**WHAT TO WORK ON:**
Pictures stay out of this copy; please retype only the lines from the start of the records through the line with "import * as".

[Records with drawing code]
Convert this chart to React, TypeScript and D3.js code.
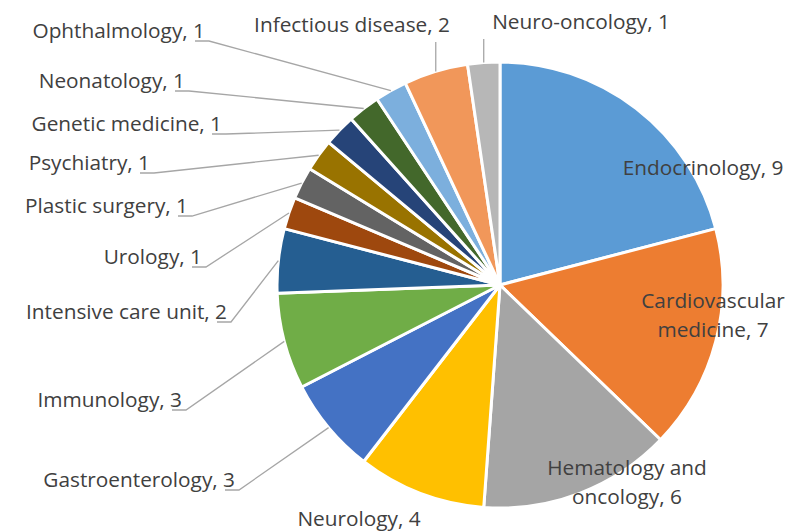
import * as d3 from "d3";

const categories = [
  "Endocrinology",
  "Cardiovascular medicine",
  "Hematology and oncology",
  "Neurology",
  "Gastroenterology",
  "Immunology",
  "Intensive care unit",
  "Urology",
  "Plastic surgery",
  "Psychiatry",
  "Genetic medicine",
  "Neonatology",
  "Ophthalmology",
  "Infectious disease",
  "Neuro-oncology",
];
const counts = [9, 7, 6, 4, 3, 3, 2, 1, 1, 1, 1, 1, 1, 2, 1];
const colors = [
  "#5B9BD5",
  "#ED7D31",
  "#A5A5A5",
  "#FFC000",
  "#4472C4",
  "#70AD47",
  "#255E91",
  "#9E480E",
  "#636363",
  "#997300",
  "#264478",
  "#43682B",
  "#7CAFDD",
  "#F1975A",
  "#B7B7B7",
];

// where each label sits (x = anchor point, y = first baseline)
// leader: "left" = line from right end of label, "top" = vertical line down
const labelLayout = [
  { x: 703, y: 175, anchor: "middle", wrap: 0, leader: "" },
  { x: 713, y: 308, anchor: "middle", wrap: 1, leader: "" },
  { x: 627, y: 475, anchor: "middle", wrap: 2, leader: "" },
  { x: 359, y: 526, anchor: "middle", wrap: 0, leader: "" },
  { x: 235, y: 487, anchor: "end", wrap: 0, leader: "left" },
  { x: 182, y: 407, anchor: "end", wrap: 0, leader: "left" },
  { x: 227, y: 319, anchor: "end", wrap: 0, leader: "left" },
  { x: 202, y: 264, anchor: "end", wrap: 0, leader: "left" },
  { x: 188, y: 213, anchor: "end", wrap: 0, leader: "left" },
  { x: 150, y: 170, anchor: "end", wrap: 0, leader: "left" },
  { x: 222, y: 131, anchor: "end", wrap: 0, leader: "left" },
  { x: 185, y: 88, anchor: "end", wrap: 0, leader: "left" },
  { x: 205, y: 38, anchor: "end", wrap: 0, leader: "left" },
  { x: 352, y: 32, anchor: "middle", wrap: 0, leader: "top" },
  { x: 581, y: 29, anchor: "middle", wrap: 0, leader: "top" },
];

const W = 790;
const H = 531;
const cx = 500;
const cy = 285;
const R = 223;
const FONT = "'Open Sans', sans-serif";
const FS = 20.8;
const LH = 29;

function splitLabel(text: string, wrap: number) {
  if (!wrap) return [text];
  const words = text.split(" ");
  return [words.slice(0, wrap).join(" "), words.slice(wrap).join(" ")];
}

export default function App() {
  const pie = d3
    .pie<number>()
    .sort(null)
    .value((d) => d);
  const arcs = pie(counts);
  const arc = d3.arc<d3.PieArcDatum<number>>().innerRadius(0).outerRadius(R);

  const leaders = arcs.map((a, i) => {
    const lay = labelLayout[i];
    if (!lay.leader) return null;
    const mid = (a.startAngle + a.endAngle) / 2;
    const px = cx + R * Math.sin(mid);
    const py = cy - R * Math.cos(mid);
    let pts: [number, number][];
    if (lay.leader === "top") {
      pts = [
        [px, lay.y + 10],
        [px, py],
      ];
    } else {
      const ly = lay.y + 3;
      pts = [
        [lay.x - 10, ly],
        [lay.x + 4, ly],
        [px, py],
      ];
    }
    return d3.line()(pts);
  });

  return (
    <svg
      width={W}
      height={H}
      viewBox={`0 0 ${W} ${H}`}
      style={{ position: "absolute", left: 0, top: 0, background: "#fff" }}
    >
      <g transform={`translate(${cx},${cy})`}>
        {arcs.map((a, i) => (
          <path
            key={i}
            d={arc(a) || ""}
            fill={colors[i]}
            stroke="#fff"
            strokeWidth={3}
            strokeLinejoin="round"
          />
        ))}
      </g>
      {leaders.map((d, i) =>
        d ? (
          <path key={i} d={d} fill="none" stroke="#A6A6A6" strokeWidth={1.3} />
        ) : null
      )}
      {categories.map((c, i) => {
        const lay = labelLayout[i];
        const lines = splitLabel(`${c}, ${counts[i]}`, lay.wrap);
        return (
          <text
            key={i}
            x={lay.x}
            y={lay.y}
            fontFamily={FONT}
            fontSize={FS}
            fill="#404040"
            textAnchor={lay.anchor}
          >
            {lines.map((l, j) => (
              <tspan key={j} x={lay.x} dy={j === 0 ? 0 : LH}>
                {l}
              </tspan>
            ))}
          </text>
        );
      })}
    </svg>
  );
}
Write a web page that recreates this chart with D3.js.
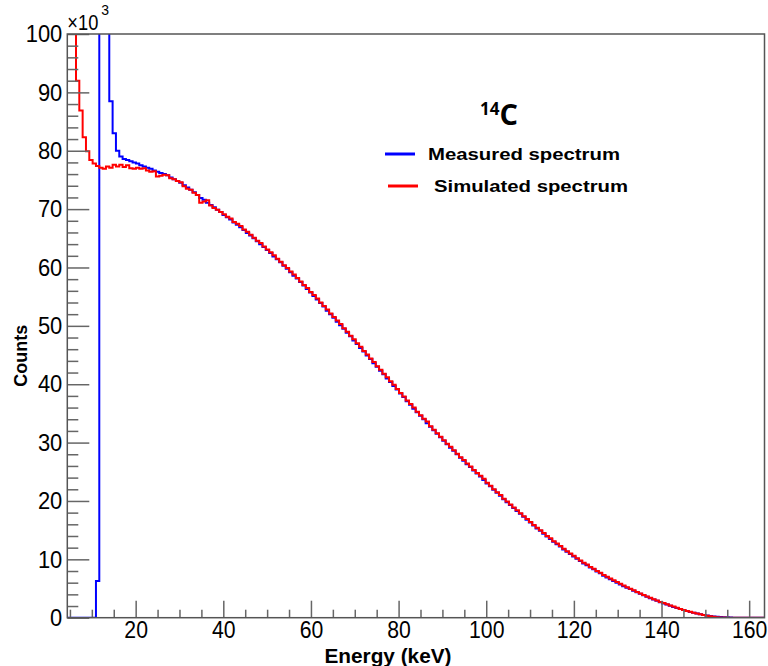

**CORRECT RESULT:**
Convert this chart to React, TypeScript and D3.js code.
import * as d3 from "d3";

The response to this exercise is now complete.